Quarência

Naia Veneranda
Revista Pasmas
Published in
3 min readJul 24, 2020

Por Naia Veneranda

Foto de Denise Jans na Unsplash

Primeiro, disseram que iria durar 14 dias. Então o jeito foi estocar chocolate, cândida e sabão.

Mas não disseram faltaria abraço. E foi lá pelo 10º dia que começou a ficar ruim. Nada de café com amigos ou sol na rua. Ainda assim, o que doía mesmo era a falta de abraço. Mal sabíamos que dentro de algum tempo, nem sorriso daria pra ver. Melhor assim, talvez.

Depois mais 14 dias. E a gente nem percebeu que já era quase um mês. No mercado, o consumo de laranja e vinho aumentou um absurdo. Se não dá pra prevenir, pelo menos a gente remedia.

Foi então que o tempo sumiu. Perdemos a conta. O pulsar do coração passou a marcar as ausências; e essas a gente conseguia contar.
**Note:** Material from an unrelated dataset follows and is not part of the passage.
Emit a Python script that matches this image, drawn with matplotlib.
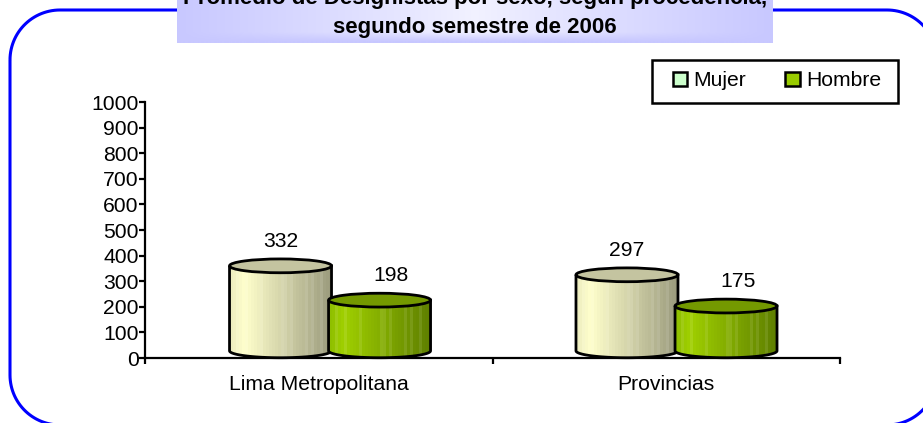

A carência de abraço começa a aumentar e a fumaça daquele cafezinho prometido “mais pro finzinho de março” traz um remorso amargo. Mas daí, outras faltas (sempre presentes) começam a pipocar, falta pai, faltam almoços com a família, falta passeio com a sobrinha.

É, falta corpo por perto. Os que já não existem e os que há tempos não são tão próximos. E de repente a gente se dá conta que certas proximidades pertencem ao futuro de um pretérito mais que perfeito. Um pretérito condicional, que hoje reluz num presente imperativo . Nem tudo que reluz é ouro.

Então, porque distantes de outros corpos, a gente se volta para o próprio corpo, que neste isolamento se faz ouvir. E fala a língua da carência, porque falta a língua da indecência. Não tem diálogo, tem eco. É grito, mas não é gozo. A distopia real faz do virtual a concretude possível.

É tudo e mais um pouco. De repente, os pelos cresceram, o cabelo voltou à cor, o sono se achou, a fome cresceu. Pelas fotos, vê-se que muita gente colocou a mão na massa.

Mas, e a massa? É essa que rela a mão em tudo e a ela, cada vez menos, estende-se a mão.

E enquanto aqui falta corpo, logo ali o número de corpos aumenta.

É fato que resiste a esperança desse corpo que fala, esse corpo de humores que nunca se pensaram solitários e hoje aguardam não serem mais comportados. Há a esperança do tempo que sobra, mas que “logo vai passar” e eis que tudo voltará ao…, não, não volta.

Tem essa carência própria da quarentena, que veio nua, languidamente, de quinze em quinze dias. Sem os adereços da rotina corrida, do trânsito, da vida de sempre. Veio pesada, sem bússola, por tempo indeterminado. Cala mais alto à noite, se esconde entre os canais da TV, nos espera na cama. Ela trouxe aquele filminho que afirmam passar na mente de todos antes da morte.

Mas, antes de sermos devorados por ela, vamos decifrá-la e tudo vai voltar a … Não, não vai. Ainda bem.